### [The exercise]
Write out the listing below without alteration, omitting its pictures.

*** Data shown

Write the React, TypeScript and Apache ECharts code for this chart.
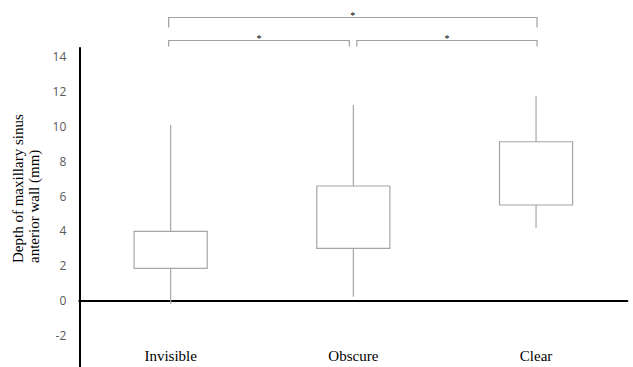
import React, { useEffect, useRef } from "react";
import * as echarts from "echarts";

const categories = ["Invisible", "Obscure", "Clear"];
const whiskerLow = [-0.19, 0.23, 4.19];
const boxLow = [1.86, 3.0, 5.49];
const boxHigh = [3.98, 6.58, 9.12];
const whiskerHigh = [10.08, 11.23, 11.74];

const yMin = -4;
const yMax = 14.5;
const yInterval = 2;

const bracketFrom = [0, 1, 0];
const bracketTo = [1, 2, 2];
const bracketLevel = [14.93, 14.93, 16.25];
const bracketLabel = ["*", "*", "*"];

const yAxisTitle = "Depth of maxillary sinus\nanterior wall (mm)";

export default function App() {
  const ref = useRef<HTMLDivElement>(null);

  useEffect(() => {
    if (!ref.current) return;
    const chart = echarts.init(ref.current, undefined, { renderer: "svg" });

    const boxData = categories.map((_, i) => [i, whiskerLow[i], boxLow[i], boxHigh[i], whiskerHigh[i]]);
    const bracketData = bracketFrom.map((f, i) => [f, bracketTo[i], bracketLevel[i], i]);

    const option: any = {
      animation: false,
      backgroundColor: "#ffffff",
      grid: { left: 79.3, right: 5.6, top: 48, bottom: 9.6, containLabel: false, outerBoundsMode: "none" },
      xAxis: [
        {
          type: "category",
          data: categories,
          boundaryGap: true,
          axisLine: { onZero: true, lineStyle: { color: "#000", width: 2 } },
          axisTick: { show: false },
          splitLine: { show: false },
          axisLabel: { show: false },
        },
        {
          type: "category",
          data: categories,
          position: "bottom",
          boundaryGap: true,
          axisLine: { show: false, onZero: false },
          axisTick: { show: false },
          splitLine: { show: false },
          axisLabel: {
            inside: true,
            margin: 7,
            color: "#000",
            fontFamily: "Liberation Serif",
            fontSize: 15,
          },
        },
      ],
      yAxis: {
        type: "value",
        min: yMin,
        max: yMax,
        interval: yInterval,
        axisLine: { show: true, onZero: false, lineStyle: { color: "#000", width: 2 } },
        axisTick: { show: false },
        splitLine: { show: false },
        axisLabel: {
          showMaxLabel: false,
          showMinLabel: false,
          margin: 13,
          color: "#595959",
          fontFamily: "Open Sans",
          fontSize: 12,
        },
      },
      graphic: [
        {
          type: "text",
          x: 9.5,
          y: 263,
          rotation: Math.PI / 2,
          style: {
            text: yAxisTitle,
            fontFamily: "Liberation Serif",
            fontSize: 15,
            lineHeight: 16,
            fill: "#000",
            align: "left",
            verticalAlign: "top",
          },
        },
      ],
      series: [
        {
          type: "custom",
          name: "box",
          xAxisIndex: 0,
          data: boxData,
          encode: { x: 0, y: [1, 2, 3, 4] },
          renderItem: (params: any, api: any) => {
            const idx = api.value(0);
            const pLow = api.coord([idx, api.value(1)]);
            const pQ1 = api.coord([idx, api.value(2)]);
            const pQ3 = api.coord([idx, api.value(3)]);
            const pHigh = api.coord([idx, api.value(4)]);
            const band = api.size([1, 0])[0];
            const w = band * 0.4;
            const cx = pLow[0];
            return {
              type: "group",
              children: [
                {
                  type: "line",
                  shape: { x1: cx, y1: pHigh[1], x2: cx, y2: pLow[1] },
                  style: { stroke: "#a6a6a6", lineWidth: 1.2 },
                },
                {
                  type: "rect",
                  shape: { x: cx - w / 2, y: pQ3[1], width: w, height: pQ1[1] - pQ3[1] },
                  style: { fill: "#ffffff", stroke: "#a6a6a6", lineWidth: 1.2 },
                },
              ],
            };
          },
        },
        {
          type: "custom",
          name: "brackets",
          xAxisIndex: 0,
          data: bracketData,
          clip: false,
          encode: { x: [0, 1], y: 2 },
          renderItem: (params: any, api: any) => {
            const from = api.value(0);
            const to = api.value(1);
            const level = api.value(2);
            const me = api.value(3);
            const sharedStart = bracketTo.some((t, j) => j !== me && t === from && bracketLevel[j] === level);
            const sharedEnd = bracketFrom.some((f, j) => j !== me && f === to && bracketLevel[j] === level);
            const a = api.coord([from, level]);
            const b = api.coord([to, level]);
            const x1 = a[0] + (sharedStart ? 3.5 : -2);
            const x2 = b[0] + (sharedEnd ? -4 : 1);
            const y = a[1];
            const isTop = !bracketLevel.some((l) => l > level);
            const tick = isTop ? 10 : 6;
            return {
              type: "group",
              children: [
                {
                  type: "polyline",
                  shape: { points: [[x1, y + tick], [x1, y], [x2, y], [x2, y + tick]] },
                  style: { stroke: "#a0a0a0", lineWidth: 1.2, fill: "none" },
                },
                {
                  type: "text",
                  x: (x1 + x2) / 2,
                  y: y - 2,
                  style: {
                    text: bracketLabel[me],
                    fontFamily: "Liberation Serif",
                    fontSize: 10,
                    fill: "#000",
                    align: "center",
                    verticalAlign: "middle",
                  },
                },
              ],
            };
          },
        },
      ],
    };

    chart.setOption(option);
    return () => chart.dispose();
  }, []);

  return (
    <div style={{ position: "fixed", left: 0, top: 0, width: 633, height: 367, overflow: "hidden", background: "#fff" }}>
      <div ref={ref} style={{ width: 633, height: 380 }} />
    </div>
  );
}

******

### [Written response]
Write the React, TypeScript and Apache ECharts code for this chart.
import React, { useEffect, useRef } from "react";
import * as echarts from "echarts";

const categories = ["Invisible", "Obscure", "Clear"];
const whiskerLow = [-0.19, 0.23, 4.19];
const boxLow = [1.86, 3.0, 5.49];
const boxHigh = [3.98, 6.58, 9.12];
const whiskerHigh = [10.08, 11.23, 11.74];

const yMin = -4;
const yMax = 14.5;
const yInterval = 2;

const bracketFrom = [0, 1, 0];
const bracketTo = [1, 2, 2];
const bracketLevel = [14.93, 14.93, 16.25];
const bracketLabel = ["*", "*", "*"];

const yAxisTitle = "Depth of maxillary sinus\nanterior wall (mm)";

export default function App() {
  const ref = useRef<HTMLDivElement>(null);

  useEffect(() => {
    if (!ref.current) return;
    const chart = echarts.init(ref.current, undefined, { renderer: "svg" });

    const boxData = categories.map((_, i) => [i, whiskerLow[i], boxLow[i], boxHigh[i], whiskerHigh[i]]);
    const bracketData = bracketFrom.map((f, i) => [f, bracketTo[i], bracketLevel[i], i]);

    const option: any = {
      animation: false,
      backgroundColor: "#ffffff",
      grid: { left: 79.3, right: 5.6, top: 48, bottom: 9.6, containLabel: false, outerBoundsMode: "none" },
      xAxis: [
        {
          type: "category",
          data: categories,
          boundaryGap: true,
          axisLine: { onZero: true, lineStyle: { color: "#000", width: 2 } },
          axisTick: { show: false },
          splitLine: { show: false },
          axisLabel: { show: false },
        },
        {
          type: "category",
          data: categories,
          position: "bottom",
          boundaryGap: true,
          axisLine: { show: false, onZero: false },
          axisTick: { show: false },
          splitLine: { show: false },
          axisLabel: {
            inside: true,
            margin: 7,
            color: "#000",
            fontFamily: "Liberation Serif",
            fontSize: 15,
          },
        },
      ],
      yAxis: {
        type: "value",
        min: yMin,
        max: yMax,
        interval: yInterval,
        axisLine: { show: true, onZero: false, lineStyle: { color: "#000", width: 2 } },
        axisTick: { show: false },
        splitLine: { show: false },
        axisLabel: {
          showMaxLabel: false,
          showMinLabel: false,
          margin: 13,
          color: "#595959",
          fontFamily: "Open Sans",
          fontSize: 12,
        },
      },
      graphic: [
        {
          type: "text",
          x: 9.5,
          y: 263,
          rotation: Math.PI / 2,
          style: {
            text: yAxisTitle,
            fontFamily: "Liberation Serif",
            fontSize: 15,
            lineHeight: 16,
            fill: "#000",
            align: "left",
            verticalAlign: "top",
          },
        },
      ],
      series: [
        {
          type: "custom",
          name: "box",
          xAxisIndex: 0,
          data: boxData,
          encode: { x: 0, y: [1, 2, 3, 4] },
          renderItem: (params: any, api: any) => {
            const idx = api.value(0);
            const pLow = api.coord([idx, api.value(1)]);
            const pQ1 = api.coord([idx, api.value(2)]);
            const pQ3 = api.coord([idx, api.value(3)]);
            const pHigh = api.coord([idx, api.value(4)]);
            const band = api.size([1, 0])[0];
            const w = band * 0.4;
            const cx = pLow[0];
            return {
              type: "group",
              children: [
                {
                  type: "line",
                  shape: { x1: cx, y1: pHigh[1], x2: cx, y2: pLow[1] },
                  style: { stroke: "#a6a6a6", lineWidth: 1.2 },
                },
                {
                  type: "rect",
                  shape: { x: cx - w / 2, y: pQ3[1], width: w, height: pQ1[1] - pQ3[1] },
                  style: { fill: "#ffffff", stroke: "#a6a6a6", lineWidth: 1.2 },
                },
              ],
            };
          },
        },
        {
          type: "custom",
          name: "brackets",
          xAxisIndex: 0,
          data: bracketData,
          clip: false,
          encode: { x: [0, 1], y: 2 },
          renderItem: (params: any, api: any) => {
            const from = api.value(0);
            const to = api.value(1);
            const level = api.value(2);
            const me = api.value(3);
            const sharedStart = bracketTo.some((t, j) => j !== me && t === from && bracketLevel[j] === level);
            const sharedEnd = bracketFrom.some((f, j) => j !== me && f === to && bracketLevel[j] === level);
            const a = api.coord([from, level]);
            const b = api.coord([to, level]);
            const x1 = a[0] + (sharedStart ? 3.5 : -2);
            const x2 = b[0] + (sharedEnd ? -4 : 1);
            const y = a[1];
            const isTop = !bracketLevel.some((l) => l > level);
            const tick = isTop ? 10 : 6;
            return {
              type: "group",
              children: [
                {
                  type: "polyline",
                  shape: { points: [[x1, y + tick], [x1, y], [x2, y], [x2, y + tick]] },
                  style: { stroke: "#a0a0a0", lineWidth: 1.2, fill: "none" },
                },
                {
                  type: "text",
                  x: (x1 + x2) / 2,
                  y: y - 2,
                  style: {
                    text: bracketLabel[me],
                    fontFamily: "Liberation Serif",
                    fontSize: 10,
                    fill: "#000",
                    align: "center",
                    verticalAlign: "middle",
                  },
                },
              ],
            };
          },
        },
      ],
    };

    chart.setOption(option);
    return () => chart.dispose();
  }, []);

  return (
    <div style={{ position: "fixed", left: 0, top: 0, width: 633, height: 367, overflow: "hidden", background: "#fff" }}>
      <div ref={ref} style={{ width: 633, height: 380 }} />
    </div>
  );
}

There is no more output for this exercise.